Le projet de loi réprimant le piratage des oeuvres culturelles sur Internet est examiné le 10 mars à l’Assemblée nationale. Le 2 février 2009, lors de la désignation du nouveau Conseil de la création artistique, le Président de la République s’est engagé à ce que le texte soit définitivement voté par le Parlement d’ici à la fin mars.
Lors du vote au Sénat le 30 octobre 2008, le projet a fait l’objet d’un large consensus mais ce projet, hors hémicycle, provoque de vives émotions.
Genèse de la loi
Dès août 2007, le Président de la République a affirmé sa volonté de lutter contre le piratage afin de préserver la diversité culturelle et les acteurs économiques. Suites à ces directives, la mission « Olivennes » a donné lieu à la signature des Accords de l’Elysée le 23 novembre 2007 entre 47 entreprises ou groupements représentatives de la Culture et d’Internet. Ces accords, ayant vocation à lutter contre le piratage et le téléchargement illégal, ont conduit à l’intervention d’une loi pour garantir l’équilibre des droits de chacun : le droit de propriété et le droit moral des créateurs, d’une part, et la protection de la vie privée ainsi que la liberté de communication des internautes, d’autre part.
L’arsenal anti-piratage
Riposte graduée
Le système s’appuiera sur le principe de la « riposte graduée » sur la base de deux avertissements (le premier par courriel et le second par lettre recommandée) puis, en cas de renouvellement des manquements, une suspension de l’abonnement Internet pouvant aller jusqu’à un an.
Hadopi : gendarme
Pour gérer son dispositif, le gouvernement désire créer une instance spéciale la Haute autorité pour la diffusion des oeuvres et la protection des droits sur Internet (Hadopi), anciennement désigné sous la nomination d’Autorité de régulation des mesures techniques (ARMT).
Cette autorité aura en charge de demander aux fournisseurs d’accès Internet (FAI) de communiquer l’identité des abonnés. Composée de magistrats et d’agents publics, cette autorité prendra des sanctions envers les contrevenants « sous le contrôle du juge ». C’est le titulaire de l’abonnement qui recevra les avertissements et sera théoriquement passible de sanction sauf à dégager sa responsabilité en rapportant la preuve qu’il a été victime de piratage.
Un projet critiqué
Ce projet de loi encore en débat relève du « casse-tête » juridique.

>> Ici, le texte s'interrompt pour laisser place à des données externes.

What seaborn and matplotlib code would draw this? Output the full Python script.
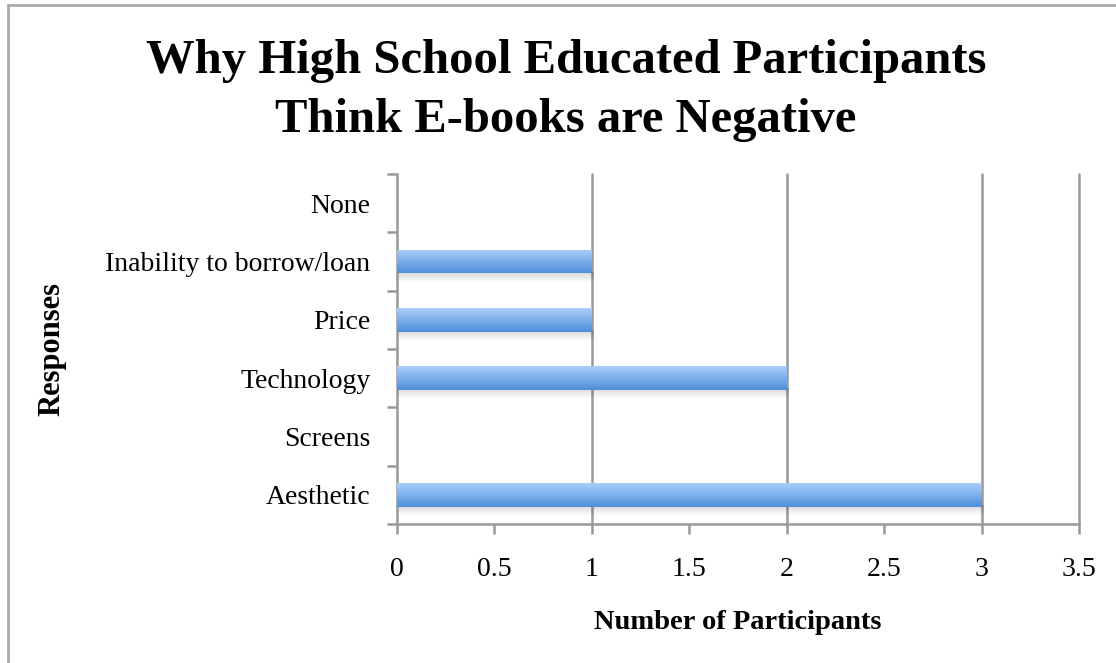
import numpy as np
import pandas as pd
import matplotlib
matplotlib.use("Agg")
import matplotlib.pyplot as plt
import seaborn as sns
from matplotlib.lines import Line2D

RESPONSES = ['None', 'Inability to borrow/loan', 'Price', 'Technology', 'Screens', 'Aesthetic']
COUNTS = [0, 1, 1, 2, 0, 3]
X_TICKS = [0, 0.5, 1, 1.5, 2, 2.5, 3, 3.5]
GRID_AT = [1, 2, 3, 3.5]
TITLE_LINES = ["Why High School Educated Participants", "Think E-books are Negative"]

sns.set_style("white")
plt.rcParams['font.family'] = ['Liberation Serif', 'DejaVu Serif']
plt.rcParams['text.color'] = 'black'
plt.rcParams['axes.labelcolor'] = 'black'

df = pd.DataFrame({"response": RESPONSES, "count": COUNTS})

fig = plt.figure(figsize=(11.16, 6.63), dpi=100)
ax = fig.add_axes([397 / 1116, 1 - 524 / 663, (1079 - 397) / 1116, (524 - 174) / 663])

ax = sns.barplot(data=df, x="count", y="response", order=RESPONSES,
                 color="#7fb1ee", width=0.41, linewidth=0, ax=ax, zorder=3)

# vertical gradient on each bar, light on top, darker at the bottom
grad = np.linspace(0, 1, 64).reshape(-1, 1)
cmap = matplotlib.colors.LinearSegmentedColormap.from_list("bar", ["#aacefb", "#4f8fdb"])
# soft shadow: black fading out downwards
shade = np.zeros((32, 1, 4))
shade[:, 0, 3] = np.linspace(0.16, 0.0, 32)
for p in list(ax.patches):
    x0, y0 = p.get_x(), p.get_y()
    w, h = p.get_width(), p.get_height()
    if w <= 0:
        p.set_visible(False)
        continue
    ax.imshow(shade, extent=(x0, x0 + w + 0.01, y0 + h + 0.16, y0 + h - 0.02),
              aspect="auto", zorder=2, interpolation="bilinear")
    im = ax.imshow(grad, extent=(x0, x0 + w, y0 + h, y0), aspect="auto",
                   cmap=cmap, zorder=4)
    im.set_clip_path(p)

ax.set_xlim(0, 3.5)
ax.set_ylim(5.5, -0.5)
ax.set_xticks(X_TICKS)
ax.set_xticklabels([f"{t:g}" for t in X_TICKS])
for g in GRID_AT:
    ax.axvline(g, color="#999999", lw=1.8, zorder=1, clip_on=False)

ax.set_yticks(np.arange(-0.5, 6, 1), minor=False)
ax.set_yticklabels([])
ax.set_yticks(np.arange(len(RESPONSES)), minor=True)
ax.set_yticklabels(RESPONSES, minor=True)
ax.tick_params(axis="y", which="major", length=7, width=1.8, color="#999999", direction="out", left=True)
ax.tick_params(axis="y", which="minor", length=0, pad=19, labelsize=20, labelcolor="black")
ax.tick_params(axis="x", which="major", length=7, width=1.8, color="#999999", direction="out",
               labelsize=20, pad=17, labelcolor="black", bottom=True)

for side in ["top", "right"]:
    ax.spines[side].set_visible(False)
for side in ["left", "bottom"]:
    ax.spines[side].set_color("#999999")
    ax.spines[side].set_linewidth(1.8)

ax.set_xlabel("Number of Participants", fontsize=20.5, fontweight="bold", labelpad=20)
ax.set_ylabel("Responses", fontsize=22, fontweight="bold")
ax.yaxis.set_label_coords(-0.484, 0.5)

fig.text(0.507, 1 - 73 / 663, TITLE_LINES[0], ha="center", va="baseline",
         fontsize=35, fontweight="bold")
fig.text(0.507, 1 - 132 / 663, TITLE_LINES[1], ha="center", va="baseline",
         fontsize=35, fontweight="bold")

# outer chart border (left and top edges visible)
fig.add_artist(Line2D([7.5 / 1116, 7.5 / 1116], [0, 1 - 5 / 663], color="#aaaaaa", lw=2))
fig.add_artist(Line2D([7.5 / 1116, 1], [1 - 5 / 663, 1 - 5 / 663], color="#aaaaaa", lw=2))

fig.savefig("out.png", dpi=100)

En effet, les internautes ne seront pas coupables d’avoir récupéré une œuvre protégée sur Internet, la procédure de preuve étant impossible à automatiser. Il leur sera reprochés d’avoir failli à leur obligation de veiller à ce que l’accès Internet ne permette pas la reproduction, la représentation, la mise à disposition ou la communication d’œuvres ou d’objets protégés par un droit d’auteur ou par un droit voisin sans l’autorisation des titulaires des droits.
Ce projet reste toujours dans un flou économique.
Le coût estimé par le Ministère de la Culture de ce dispositif est bien en deçà de la réalité notamment en raison de la phase d’identification des internautes par les FAI qui devrait coûter environ dix millions d’euros par FAI. A cette procédure s’ajoute le coût du repérage des téléchargeurs, l’envoi de mails, de courrier recommandés, de coupure d’accès, la protection des lignes Internet et des recours éventuels, surcharge économique prise en charge soit par l’Etat ou soit par les contribuables. Les modalités du recours seront fixées par décret après le passage de la loi.
En outre, si les coûts totaux induits par le projet de loi s’élèvent donc à près de 90 millions sur trois ans pour les FAI pour couvrir les transformations, les modalités de financement demeurent également floues, l’enjeu étant de savoir s’ils vont bénéficier de subventions de l’Etat.
Ce dispositif n’est pas à l’abri de difficultés techniques ou d’erreurs. La technologie dite peer to peer, bien que permettant d’identifier facilement les fautifs, peut conduire à des erreurs sur la personne. D’autres technologies telles que le streaming (lecture directe dans un navigateur Web) ou encore le téléchargement direct sur un site ne permettent pas d’identifier distinctement les contrevenants. Les offres « triple play » (Web, téléphone, télé) peuvent également conduire à des ratés puisque l’abonné conservera ses services de télévision et de téléphonie sur ADSL tout en s’acquittant de l’intégralité de leur abonnement.
Ainsi ce projet est très critiqué en ce qu’il aborde cet usage de manière répressive au lieu d’essayer d’inventer un nouveau modèle qui pourrait profiter de cet élan.